SHORT SAWHORSES
                My son Jonathan announced he wanted, “...my 
                  own boat, just big enough that only I can get in.” That, 
                  of course, was all the excuse I needed. We both had a week of 
                  bachelorhood while my wife and daughter were away on a mom-and-daughter 
                  trip, so what better time to begin. We bought the plywood, and 
                  set up shop in the garage. I did the cutting and fitting, and 
                  he fetched tools, spread glue, and installed nylon tyraps.
                Toward the end of the week, we’d made good 
                  progress - it looked like a boat. I asked my son if he could 
                  think of anything we could have done differently - at seven 
                  years old, he often surprises me with the thought that goes 
                  into some of his answers. He didn’t disappoint me.
                “Make the sawhorses shorter,” he said.
                Working on a father and son project can be fun. 
                  It can also be miserable, and when it is, the misery is usually 
                  our making. Here are a few suggestions for keeping it fun for 
                  both of you.
                Have reasonable expectations. The attention span 
                  of a younger a child is shorter than yours. Its important to 
                  teach him to “stick with the job,“ but be realistic. 
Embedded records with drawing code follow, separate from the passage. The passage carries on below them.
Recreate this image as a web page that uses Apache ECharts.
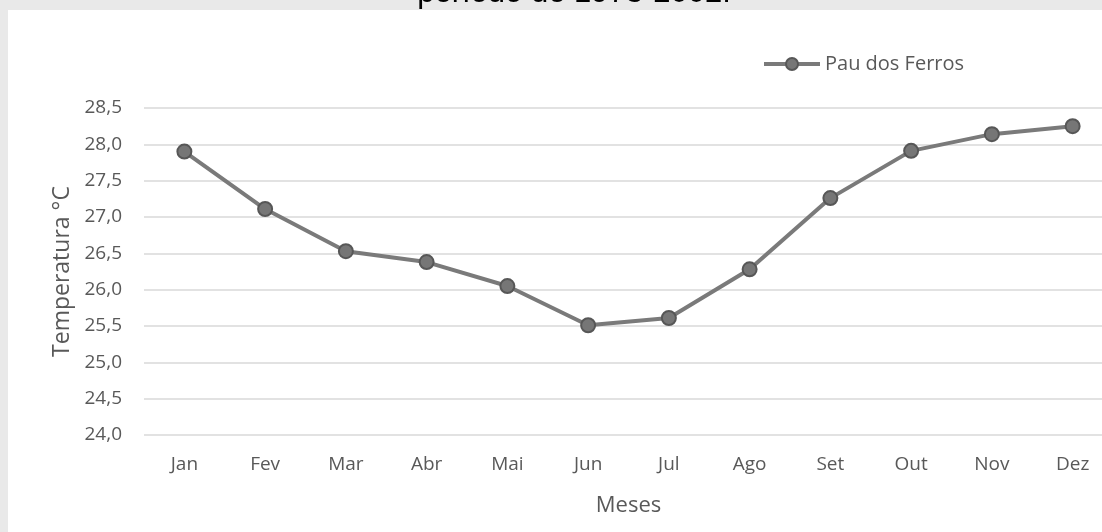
<!DOCTYPE html>
<html>
<head>
<meta charset="utf-8">
<script src="https://cdn.jsdelivr.net/npm/echarts@6/dist/echarts.min.js"></script>
<style>
html, body { margin: 0; padding: 0; background: #e9e9e9; }
#chart { width: 1102px; height: 532px; }
</style>
</head>
<body>
<div id="chart"></div>
<script>
// meses e temperaturas médias (Pau dos Ferros)
var months = ['Jan', 'Fev', 'Mar', 'Abr', 'Mai', 'Jun', 'Jul', 'Ago', 'Set', 'Out', 'Nov', 'Dez'];
var temps = [27.9, 27.11, 26.53, 26.38, 26.05, 25.51, 25.61, 26.28, 27.26, 27.91, 28.14, 28.25];
var seriesName = 'Pau dos Ferros';
var titleText = 'período de 1973-2002.';

var txt = '#595959';
var font = '"Open Sans", sans-serif';

var chart = echarts.init(document.getElementById('chart'));

chart.setOption({
    backgroundColor: '#e9e9e9',
    animation: false,
    graphic: [
        {
            type: 'text',
            z: -20,
            x: 574,
            y: -22,
            style: { text: titleText, font: '31px "Liberation Sans", Arial, sans-serif', fill: '#000', align: 'center' }
        },
        {
            type: 'rect',
            z: -10,
            shape: { x: 8, y: 10, width: 1094, height: 522 },
            style: { fill: '#ffffff' }
        }
    ],
    legend: {
        data: [seriesName],
        left: 757,
        top: 49,
        itemWidth: 56,
        itemHeight: 15,
        itemGap: 6,
        lineStyle: { width: 4 },
        textStyle: { color: txt, fontSize: 20, fontFamily: font }
    },
    grid: {
        left: 144,
        right: -11,
        top: 108,
        bottom: 97,
        outerBoundsMode: 'none'
    },
    xAxis: {
        type: 'category',
        data: months,
        boundaryGap: true,
        name: 'Meses',
        nameLocation: 'middle',
        nameGap: 60,
        nameTextStyle: { color: txt, fontSize: 22, fontFamily: font },
        axisLine: { show: false },
        axisTick: { show: false },
        axisLabel: { color: txt, fontSize: 19, fontFamily: font, margin: 20 }
    },
    yAxis: {
        type: 'value',
        min: 24,
        max: 28.5,
        interval: 0.5,
        name: 'Temperatura °C',
        nameLocation: 'middle',
        nameGap: 70,
        nameTextStyle: { color: txt, fontSize: 23, fontFamily: font },
        axisLine: { show: false },
        axisTick: { show: false },
        splitLine: { lineStyle: { color: '#d9d9d9', width: 1.5 } },
        axisLabel: {
            color: txt,
            fontSize: 19,
            fontFamily: font,
            margin: 22,
            formatter: function (v) { return v.toFixed(1).replace('.', ','); }
        }
    },
    series: [
        {
            name: seriesName,
            type: 'line',
            data: temps,
            symbol: 'circle',
            symbolSize: 14,
            lineStyle: { color: '#7a7a7a', width: 4 },
            itemStyle: { color: '#767676', borderColor: '#575757', borderWidth: 2 }
        }
    ]
});
</script>
</body>
</html>
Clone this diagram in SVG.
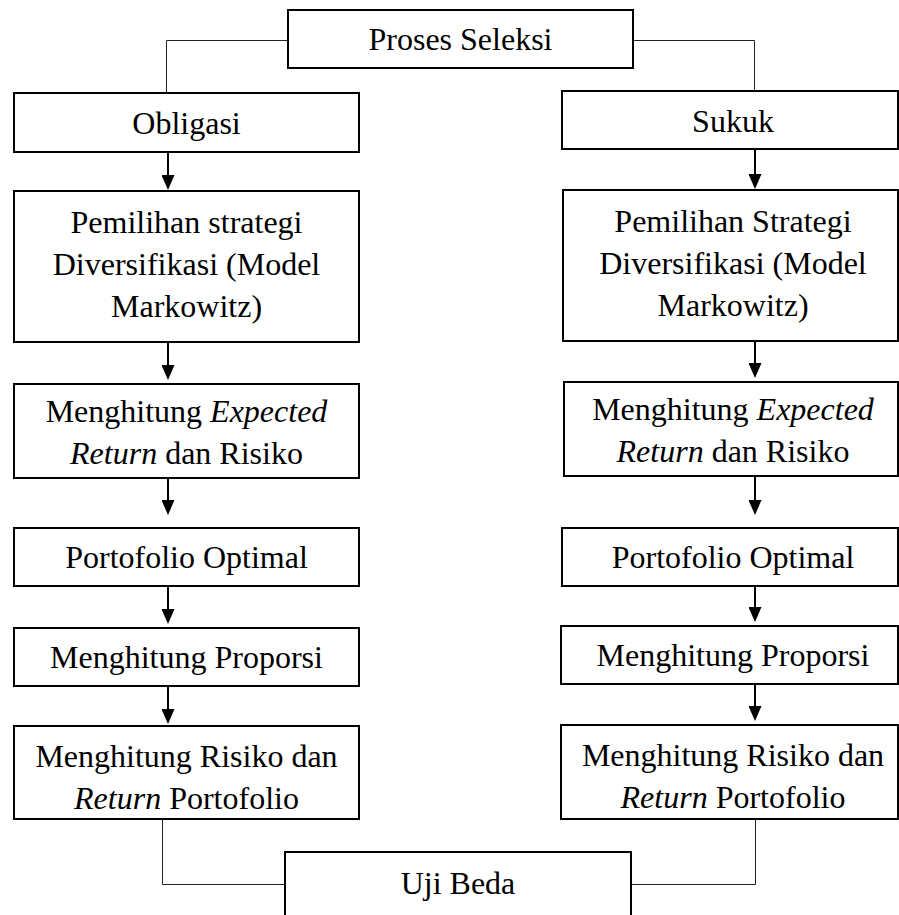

                  Expecting a seven year old to hand-sand twenty linear feet of 
                  rub rail until they are perfectly smooth is overly optimistic. 
                  Also, the younger the child, the less likely you’ll be 
                  able to stick with any schedule you may have all worked out 
                  in your mind. Just accept that, and enjoy the time together.
                Pick an easy design, and don’t expect the 
                  boat to be perfect. If you want a glowing mahogany runabout, 
                  build it by yourself. First steps aren’t perfect, but 
                  they are necessary. Twenty years from now, you may be looking 
                  at a museum piece he’s built, and you’ll remember 
                  that first boat.
                Use materials and processes that are kid-friendly. 
                  I used tyraps instead of copper wire, and latex house paint 
                  instead of oil-based. Use common sense about tools, but don’t 
                  be ridiculous (I’m old fashioned. Growing up without a 
                  few bumps, bruises, and scrapes is dull.).
                Take advantage of the time together to talk about 
                  other things. Truett Cathy, founder of Chik-fil-A (and an extremely 
                  busy man), once pointed out that kids open up with you on their 
                  schedule, not yours. They can’t do that unless you’re 
                  available. Make those times possible.
                Also, don’t force your child to be interested 
                  in your favorite pastime - it may not be his. I guarantee you, 
                  though, that there are other things that interest him. Take 
                  the time to find out what they are, and develop them. You might 
                  learn something - you’ll certainly learn something about 
                  your child.
                Get down on their level - even if it means making 
                  the sawhorses shorter.